MODERNISM AS ACCUSATION: ARCHITECTURE AND IDEOLOGICAL CONTROL IN SOCIALIST ALBANIA 1971-1975
ALMA 2026 Architecture and Landscapes of Modernity in Albania, Tirana, Albania, June 2026
Keywords: socialist architecture, modernism as accusation, architectural governance, archival documentation, political discourse
Abstract
Between 1971 and 1975, the term “modernism” emerged in socialist Albania as a recurrent yet strikingly undefined category within architectural and political discourse. Rather than denoting a coherent stylistic movement or theoretical position, modernism functioned as a political accusation. It appeared alongside terms such as “foreign influence,” “formalism,” and “liberalism,” yet archival evidence reveals no sustained effort to define it architecturally, nor the existence of a self-conscious modernist agenda among Albanian architects.

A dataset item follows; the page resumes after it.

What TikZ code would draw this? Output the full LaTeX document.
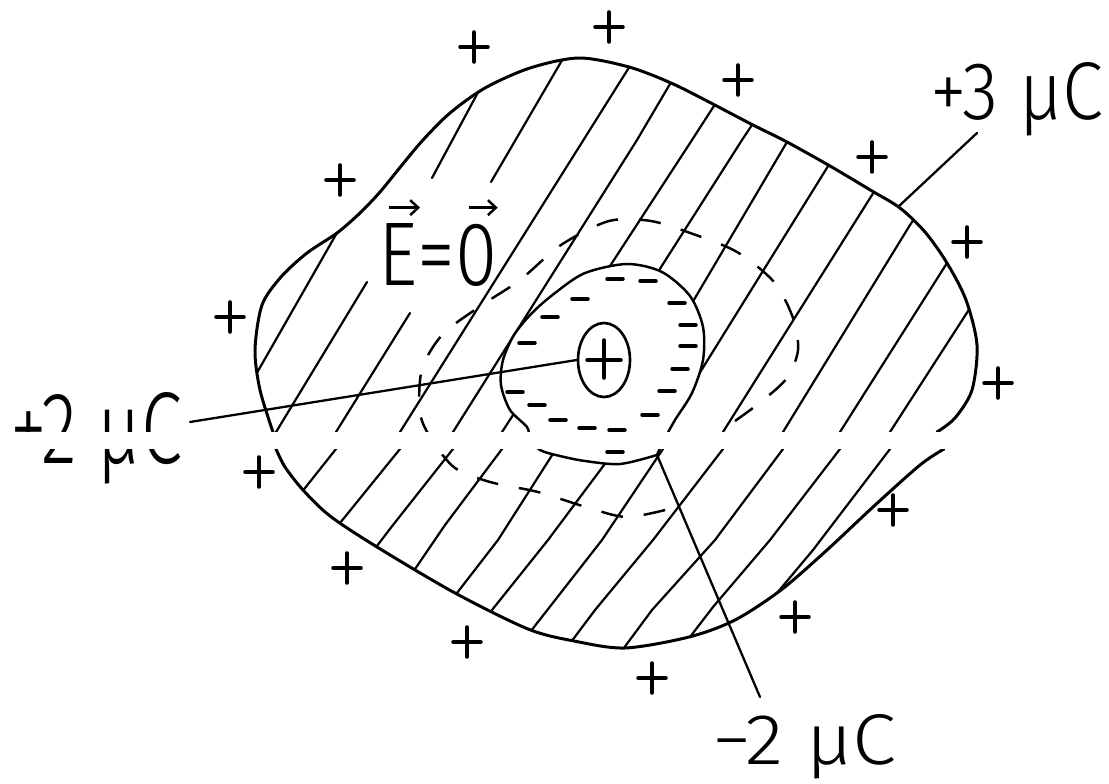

Drawing on archival materials, including meeting minutes, internal correspondence, ministerial reports, press interventions, and documentation surrounding the context, the paper adopts a discourse-oriented and institutional analysis to trace how the term “modernism” was mobilized, interpreted, and enforced within architectural practice. It argues that modernism operated as a flexible ideological signifier. Its conceptual indeterminacy proved structurally advantageous: precisely because it lacked stable definition, it could be attached to diverse projects, design decisions, and professional positions. Through inspections, revisions, public criticism, and disciplinary procedures, the accusation of modernism became an effective mechanism for regulating architectural production and redefining institutional hierarchies.
While existing scholarship on socialist architecture has largely framed modernism in terms of stylistic adoption or resistance (Åman, 1992; Mëhilli, 2017), this paper approaches it instead as a discursive and political construct. In line with studies that emphasize the role of ideological signaling and ambiguity in socialist governance (Shlapentokh, 1990), the Albanian case reveals how architectural terminology could operate as an instrument of control rather than description.
Rather than framing this episode as the suppression of a stylistic movement, the paper suggests that modernism functioned as an instrument of ideological control. The category did not clarify architectural debate; it displaced it. Aesthetic reasoning was subordinated to political evaluation, and the central issue became not formal innovation but the limits of professional autonomy. By situating modernism within its administrative and discursive operations, this case study contributes to broader discussions on how architectural categories can be mobilized as tools of governance within highly centralized political systems.